Computer programs fill out the brackets.
It started a few years ago when Tarlow entered a March Madness bracket and wanted to give himself a bit of an edge. He hijacked the basic structure of a program he was working on (it was designed to anticipate a reader's book selection) and used it to predict winners.
"It worked surprisingly well," Tarlow says. "I won the pool, so it wasn't behaving completely crazily."
The next year he invited other programmers to enter their own bracket-building algorithms.
Each competitor enters a program that must learn about basketball by chewing through the stats from past games. It's similar to voice recognition software learning speech. The programs guess the outcome of a game, then refine their algorithms based on the actual results.
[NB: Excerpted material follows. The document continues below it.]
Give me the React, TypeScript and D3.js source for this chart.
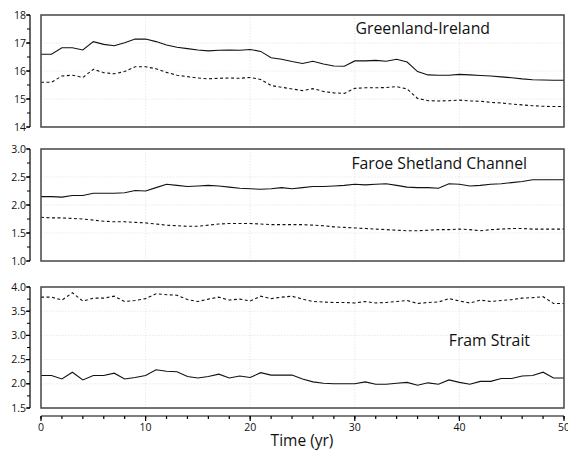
import React from "react";
import * as d3 from "d3";

const years = d3.range(0, 51);

const giSolid = [16.60,16.60,16.83,16.83,16.75,17.05,16.95,16.90,17.01,17.14,17.14,17.05,16.93,16.85,16.80,16.75,16.72,16.74,16.75,16.74,16.77,16.70,16.47,16.42,16.34,16.27,16.35,16.25,16.18,16.17,16.36,16.36,16.38,16.35,16.42,16.32,15.98,15.86,15.85,15.85,15.88,15.86,15.84,15.82,15.79,15.76,15.72,15.69,15.68,15.67,15.67];
const giDashed = [15.60,15.60,15.82,15.85,15.77,16.06,15.94,15.90,15.98,16.15,16.15,16.08,15.95,15.85,15.80,15.75,15.72,15.74,15.75,15.74,15.77,15.70,15.48,15.42,15.36,15.30,15.37,15.27,15.22,15.20,15.38,15.40,15.40,15.41,15.44,15.36,15.02,14.94,14.93,14.94,14.96,14.93,14.92,14.88,14.86,14.82,14.79,14.76,14.74,14.73,14.73];

const fscSolid = [2.15,2.15,2.14,2.17,2.17,2.21,2.21,2.21,2.22,2.26,2.25,2.31,2.37,2.35,2.33,2.34,2.35,2.34,2.32,2.30,2.29,2.28,2.29,2.31,2.29,2.31,2.33,2.33,2.34,2.35,2.37,2.36,2.37,2.38,2.35,2.32,2.31,2.31,2.30,2.38,2.37,2.34,2.35,2.37,2.38,2.40,2.42,2.45,2.45,2.45,2.45];
const fscDashed = [1.78,1.77,1.77,1.76,1.75,1.73,1.71,1.70,1.70,1.69,1.68,1.66,1.64,1.63,1.62,1.62,1.64,1.66,1.67,1.67,1.67,1.66,1.65,1.65,1.65,1.65,1.64,1.63,1.61,1.60,1.59,1.58,1.57,1.56,1.55,1.54,1.54,1.55,1.56,1.56,1.57,1.56,1.54,1.56,1.57,1.58,1.58,1.57,1.57,1.57,1.57];

const fsSolid = [2.17,2.17,2.10,2.24,2.08,2.17,2.17,2.22,2.10,2.13,2.17,2.29,2.26,2.25,2.15,2.12,2.15,2.20,2.12,2.16,2.13,2.23,2.18,2.18,2.18,2.10,2.04,2.01,2.00,2.00,2.00,2.04,1.99,1.99,2.01,2.03,1.97,2.02,1.99,2.08,2.03,1.99,2.05,2.05,2.11,2.11,2.16,2.17,2.24,2.12,2.12];
const fsDashed = [3.79,3.79,3.73,3.88,3.71,3.77,3.77,3.81,3.70,3.72,3.76,3.86,3.84,3.83,3.74,3.70,3.75,3.79,3.73,3.75,3.71,3.81,3.76,3.79,3.81,3.75,3.70,3.69,3.68,3.68,3.67,3.70,3.67,3.68,3.70,3.72,3.66,3.68,3.69,3.76,3.71,3.67,3.73,3.70,3.72,3.74,3.77,3.78,3.80,3.66,3.66];

const xTicksMajor = [0, 10, 20, 30, 40, 50];
const xTicksMinor = d3.range(0, 51, 2);

type Panel = {
  title: string;
  domain: [number, number];
  top: number;
  bottom: number;
  majorStep: number;
  minorStep: number;
  fmt: string;
  solid: number[];
  dashed: number[];
  titleRight: number;
  titleBaseline: number;
};

const panels: Panel[] = [
  { title: "Greenland-Ireland", domain: [14, 18], top: 15, bottom: 127, majorStep: 1, minorStep: 0.5, fmt: "d", solid: giSolid, dashed: giDashed, titleRight: 490, titleBaseline: 34 },
  { title: "Faroe Shetland Channel", domain: [1, 3], top: 149, bottom: 261, majorStep: 0.5, minorStep: 0.25, fmt: ".1f", solid: fscSolid, dashed: fscDashed, titleRight: 527, titleBaseline: 169 },
  { title: "Fram Strait", domain: [1.5, 4], top: 287, bottom: 408, majorStep: 0.5, minorStep: 0.25, fmt: ".1f", solid: fsSolid, dashed: fsDashed, titleRight: 530, titleBaseline: 346 },
];

const FONT = "'Open Sans', 'DejaVu Sans', sans-serif";
const LEFT = 41;
const RIGHT = 564;
const YAXIS_X = 30;
const XAXIS_Y = 416;

export default function App() {
  const x = d3.scaleLinear().domain([0, 50]).range([LEFT, RIGHT]);
  return (
    <svg width={568} height={453} style={{ position: "absolute", left: 0, top: 0, background: "#fff" }} fontFamily={FONT}>
      {panels.map((p, i) => {
        const y = d3.scaleLinear().domain(p.domain).range([p.bottom, p.top]);
        const line = d3.line<number>().x((_, j) => x(years[j])).y((v) => y(v));
        const majors = d3.range(p.domain[0], p.domain[1] + 1e-9, p.majorStep);
        const minors = d3.range(p.domain[0], p.domain[1] + 1e-9, p.minorStep);
        const fmt = d3.format(p.fmt);
        return (
          <g key={i}>
            {majors.slice(1, -1).map((t) => (
              <line key={"gy" + t} x1={LEFT} x2={RIGHT} y1={y(t)} y2={y(t)} stroke="#e4e4e4" strokeWidth={0.8} strokeDasharray="1.5,1.5" />
            ))}
            {xTicksMajor.slice(1, -1).map((t) => (
              <line key={"gx" + t} x1={x(t)} x2={x(t)} y1={p.top} y2={p.bottom} stroke="#e4e4e4" strokeWidth={0.8} strokeDasharray="1.5,1.5" />
            ))}
            <path d={line(p.solid) || ""} fill="none" stroke="#111" strokeWidth={1.1} />
            <path d={line(p.dashed) || ""} fill="none" stroke="#111" strokeWidth={1.1} strokeDasharray="3,2.5" />
            <rect x={LEFT} y={p.top} width={RIGHT - LEFT} height={p.bottom - p.top} fill="none" stroke="#444" strokeWidth={1.5} />
            <line x1={YAXIS_X} x2={YAXIS_X} y1={p.top} y2={p.bottom} stroke="#000" strokeWidth={1.2} />
            {minors.map((t) => (
              <line key={"ym" + t} x1={YAXIS_X - 3} x2={YAXIS_X} y1={y(t)} y2={y(t)} stroke="#000" strokeWidth={1} />
            ))}
            {majors.map((t) => (
              <g key={"yl" + t}>
                <line x1={YAXIS_X - 4} x2={YAXIS_X} y1={y(t)} y2={y(t)} stroke="#000" strokeWidth={1.2} />
                <text x={YAXIS_X - 4} y={y(t)} dy="0.35em" textAnchor="end" fontSize={10.5} fill="#111">{fmt(t)}</text>
              </g>
            ))}
            <text x={p.titleRight} y={p.titleBaseline} textAnchor="end" fontSize={15.8} fill="#111">{p.title}</text>
          </g>
        );
      })}
      <line x1={LEFT} x2={RIGHT} y1={XAXIS_Y} y2={XAXIS_Y} stroke="#000" strokeWidth={1.2} />
      {xTicksMinor.map((t) => (
        <line key={"xm" + t} x1={x(t)} x2={x(t)} y1={XAXIS_Y} y2={XAXIS_Y + 3} stroke="#000" strokeWidth={1.2} />
      ))}
      {xTicksMajor.map((t) => (
        <g key={"xl" + t}>
          <line x1={x(t)} x2={x(t)} y1={XAXIS_Y} y2={XAXIS_Y + 5} stroke="#000" strokeWidth={1.2} />
          <text x={x(t)} y={XAXIS_Y + 15} textAnchor="middle" fontSize={10.5} fill="#111">{t}</text>
        </g>
      ))}
      <text x={302} y={446} textAnchor="middle" fontSize={15.5} fill="#111">Time (yr)</text>
    </svg>
  );
}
Then they repeat the process, guessing and checking, with all the games on record.
"It can take quite a long time to do this initial learning phase — several hours to even a day," Tarlow says.
So are these programs any good at filling out brackets?
"Looking at the group of algorithms, it's probably not that much different than you would expect to see out of your group of friends," Tarlow says.
It turns out that the cold statistical precision of a computer program is just as unsuccessful as human intuition. Weimerskirch says there just isn't enough data to overcome the randomness of college basketball.
"No matter how much computer analysis you do, you're still stuck with the way the ball bounces," he says.
"That's the beauty of college basketball," Dieckhoff says. "There are upsets all the time. Maybe sometimes it's better to just put on a blindfold and pick the teams."
Or you could try a more creative strategy.
"Somebody apparently won their office pool basing their picks on who would win the game if the mascots fought," Weimerskirch says.
In some years that could bring up some tricky questions.
That kind of unpredictable match-up is what makes March Madness so ... maddening.